International Mother Language Day - 21 Feb 2012
Revitalizing Mayangna Language and Culture: The importance of Mother Tongue Education in Nicaragua
In January 2012, UNESCO held a workshop in Managua, Nicaragua with the aim of working with Mayangna teachers and bilingual education professionals to improve the quality of mother-tongue education that Mayangna children receive. In particular, teachers were introduced to pilot versions of classroom materials in Mayangna language, based on the UNESCO publication, “Mayangna Knowledge of the Interdependence of People and Nature: Fish and Turtles” and developed by a team of Mayangna education professionals together with UNESCO and Nicaragua’s Ministry of Education. In this audio slideshow, a Mayangna linguist with a background in mother-tongue education and a Mayangna teacher talk about the importance of Mother Tongue education for them, their students and their communities.

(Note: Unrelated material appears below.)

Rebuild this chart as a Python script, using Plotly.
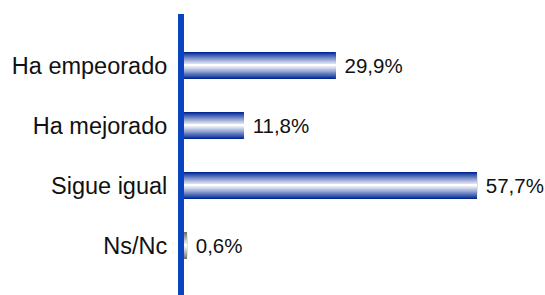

In January 2012, a group of Mayangna teachers and education experts attended the workshop:
“Revitalizing Mayangna Knowledge and Language in the Schools of the BOSAWAS Biosphere Reserve, Nicaragua”
Two participants talk about mother tongue education.
Francisco Miguel Castro, bilingual education teacher, Mukuswas Nicaragua.
Francisco: (Good morning in Mayangna) Francisco: My name is Francisco Miguel Castro, I work for Mayangna education and schools, specifically in the community of Mukuswas. When I was a kid I studied…I had a Spanish teacher, so it was very difficult to learn, because I couldn’t speak Spanish. I was like an object, just listening and nothing else.
Elizabeth Salomón McLean, Autochthonous Mayangna Linguist, Awastingni, Nicaragua
Elizabeth: My name is Elizabeth Salomón McLean, I am a Mayangna person from Awastingni and I am a Mayangna autochthonous linguist. I [also] work in education, developing didactic and grammar materials to help with bilingual education. When I went to school for the first time, it was really hard for me because I couldn’t understand what the teacher was saying and I didn’t know when to answer “yes” or “no”, because to me it was like an obscure world. I was an excellent student though, with great grades because I used to memorize every word in Spanish.
What is the importance of mother tongue education?
Francisco: The education is in our own language and at the moment we have our own children in our schools. They have more freedom to express their knowledge, what they observe, their reality, and moreover, they have a greater sense of pride-- that they are part of a language that is their own language, and they now feel they have the same rights as other nations
What are the challenges that mother tongue education has to face?
Elizabeth: When bilingual education started, a lot of parents rejected the idea because they thought: “we don’t want our kids to learn in their mother tongue, they know it already. There is no need for it”. Later when they realized the importance and the real value of their identity, then those parents started to accept it.
On behalf of the group, Elizabeth says a few parting words in the Mayangna language.
She says that she is very happy that the whole world is becoming acquainted with Mayangna culture and language.